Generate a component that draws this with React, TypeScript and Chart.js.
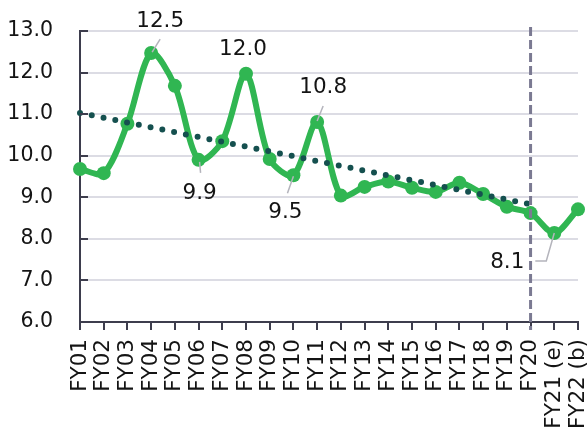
import React, { useEffect, useRef } from "react";
import { Chart, registerables } from "chart.js";

Chart.register(...registerables);

const categories = [
  "FY01", "FY02", "FY03", "FY04", "FY05", "FY06", "FY07", "FY08", "FY09", "FY10", "FY11",
  "FY12", "FY13", "FY14", "FY15", "FY16", "FY17", "FY18", "FY19", "FY20", "FY21 (e)", "FY22 (b)",
];

const values = [
  9.68, 9.58, 10.77, 12.47, 11.68, 9.9, 10.35, 11.97, 9.92, 9.53, 10.81,
  9.04, 9.25, 9.38, 9.23, 9.13, 9.35, 9.08, 8.77, 8.62, 8.14, 8.71,
];

// linear trend over FY01..FY20 (endpoints)
const trend: (number | null)[] = [
  11.03, null, null, null, null, null, null, null, null, null, null,
  null, null, null, null, null, null, null, null, 8.83, null, null,
];

const yTicks = [6, 7, 8, 9, 10, 11, 12, 13];

const dividerIndex = 19; // FY20

const callouts = [
  { index: 3, text: "12.5", dx: 9, dy: -32, leader: [[1, -1], [9, -14]] },
  { index: 7, text: "12.0", dx: -3, dy: -24, leader: [] as number[][] },
  { index: 5, text: "9.9", dx: 1, dy: 34, leader: [[1, 2], [2, 13]] },
  { index: 9, text: "9.5", dx: -8, dy: 37, leader: [[0, 1], [-6, 18]] },
  { index: 10, text: "10.8", dx: 6, dy: -35, leader: [[0, -1], [6, -16]] },
  { index: 20, text: "8.1", dx: -47, dy: 29, leader: [[0, 0], [-8, 28], [-19, 28]] },
];

const FONT = "'DejaVu Sans', Verdana, sans-serif";
const AXIS = "#3d3d4d";
const GREEN = "#30b652";
const TEAL = "#15504f";

const extrasPlugin = {
  id: "extras",
  afterDatasetsDraw(chart: any) {
    const { ctx, chartArea, scales } = chart;
    const x = scales.x;
    const y = scales.y;
    ctx.save();
    // inward y ticks
    ctx.strokeStyle = AXIS;
    ctx.lineWidth = 2;
    for (const t of yTicks) {
      const py = Math.round(y.getPixelForValue(t));
      ctx.beginPath();
      ctx.moveTo(chartArea.left, py);
      ctx.lineTo(chartArea.left + 8, py);
      ctx.stroke();
    }
    // divider
    const px = x.getPixelForValue(dividerIndex);
    ctx.setLineDash([9, 4]);
    ctx.strokeStyle = "#7b7a92";
    ctx.lineWidth = 3;
    ctx.beginPath();
    ctx.moveTo(px, chartArea.top - 4);
    ctx.lineTo(px, chartArea.bottom + 8);
    ctx.stroke();
    ctx.setLineDash([]);
    // callouts
    ctx.font = `21.5px ${FONT}`;
    ctx.fillStyle = "#141414";
    ctx.textAlign = "center";
    ctx.textBaseline = "middle";
    for (const c of callouts) {
      const cx = x.getPixelForValue(c.index);
      const cy = y.getPixelForValue(values[c.index]);
      if (c.leader.length) {
        ctx.strokeStyle = "#b4b4bc";
        ctx.lineWidth = 1.5;
        ctx.beginPath();
        c.leader.forEach((p, i) => {
          if (i === 0) ctx.moveTo(cx + p[0], cy + p[1]);
          else ctx.lineTo(cx + p[0], cy + p[1]);
        });
        ctx.stroke();
      }
      ctx.fillText(c.text, cx + c.dx, cy + c.dy);
    }
    ctx.restore();
  },
};

export default function App() {
  const ref = useRef<HTMLCanvasElement | null>(null);
  useEffect(() => {
    if (!ref.current) return;
    const chart = new Chart(ref.current, {
      type: "line",
      data: {
        labels: categories,
        datasets: [
          {
            label: "Trend",
            data: trend,
            spanGaps: true,
            borderColor: TEAL,
            borderWidth: 6,
            borderDash: [0, 12],
            borderCapStyle: "round",
            pointRadius: 0,
            fill: false,
            tension: 0,
            order: 0,
          },
          {
            label: "Value",
            data: values,
            borderColor: GREEN,
            backgroundColor: GREEN,
            borderWidth: 6,
            pointRadius: 7,
            pointBackgroundColor: GREEN,
            pointBorderColor: GREEN,
            pointBorderWidth: 0,
            tension: 0.3,
            fill: false,
            order: 1,
          },
        ],
      },
      options: {
        responsive: false,
        animation: false,
        devicePixelRatio: 1,
        layout: { padding: { top: 31, right: 9, left: 0, bottom: 0 } },
        plugins: {
          legend: { display: false },
          tooltip: { enabled: false },
        },
        scales: {
          x: {
            type: "category",
            offset: false,
            grid: {
              drawOnChartArea: false,
              drawTicks: true,
              tickLength: 8,
              color: AXIS,
              lineWidth: 2,
            },
            border: { color: AXIS, width: 2 },
            ticks: {
              autoSkip: false,
              minRotation: 90,
              maxRotation: 90,
              padding: 9,
              color: "#141414",
              font: { family: FONT, size: 21.5 },
            },
            afterFit(scale: any) {
              scale.height = 110;
              scale.paddingLeft = 0;
              scale.paddingRight = 0;
            },
          },
          y: {
            min: 6,
            max: 13,
            grid: {
              color: "#dcdce4",
              lineWidth: 2,
              drawTicks: false,
            },
            border: { color: AXIS, width: 2 },
            ticks: {
              stepSize: 1,
              padding: 27,
              color: "#141414",
              font: { family: FONT, size: 20.5 },
              callback: (v: any) => Number(v).toFixed(1),
            },
            afterFit(scale: any) {
              scale.width = 80;
              scale.paddingTop = 0;
              scale.paddingBottom = 0;
            },
          },
        },
      },
      plugins: [extrasPlugin],
    });
    return () => chart.destroy();
  }, []);
  return (
    <div style={{ position: "absolute", left: 0, top: 0, width: 587, height: 432 }}>
      <canvas ref={ref} width={587} height={432} style={{ width: 587, height: 432 }} />
    </div>
  );
}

==============================

In the data above, please extract the lines from the first one through the line with "const dividerIndex = 19; // FY20", exactly, and keep pictures out.

Task solution
Generate a component that draws this with React, TypeScript and Chart.js.
import React, { useEffect, useRef } from "react";
import { Chart, registerables } from "chart.js";

Chart.register(...registerables);

const categories = [
  "FY01", "FY02", "FY03", "FY04", "FY05", "FY06", "FY07", "FY08", "FY09", "FY10", "FY11",
  "FY12", "FY13", "FY14", "FY15", "FY16", "FY17", "FY18", "FY19", "FY20", "FY21 (e)", "FY22 (b)",
];

const values = [
  9.68, 9.58, 10.77, 12.47, 11.68, 9.9, 10.35, 11.97, 9.92, 9.53, 10.81,
  9.04, 9.25, 9.38, 9.23, 9.13, 9.35, 9.08, 8.77, 8.62, 8.14, 8.71,
];

// linear trend over FY01..FY20 (endpoints)
const trend: (number | null)[] = [
  11.03, null, null, null, null, null, null, null, null, null, null,
  null, null, null, null, null, null, null, null, 8.83, null, null,
];

const yTicks = [6, 7, 8, 9, 10, 11, 12, 13];

const dividerIndex = 19; // FY20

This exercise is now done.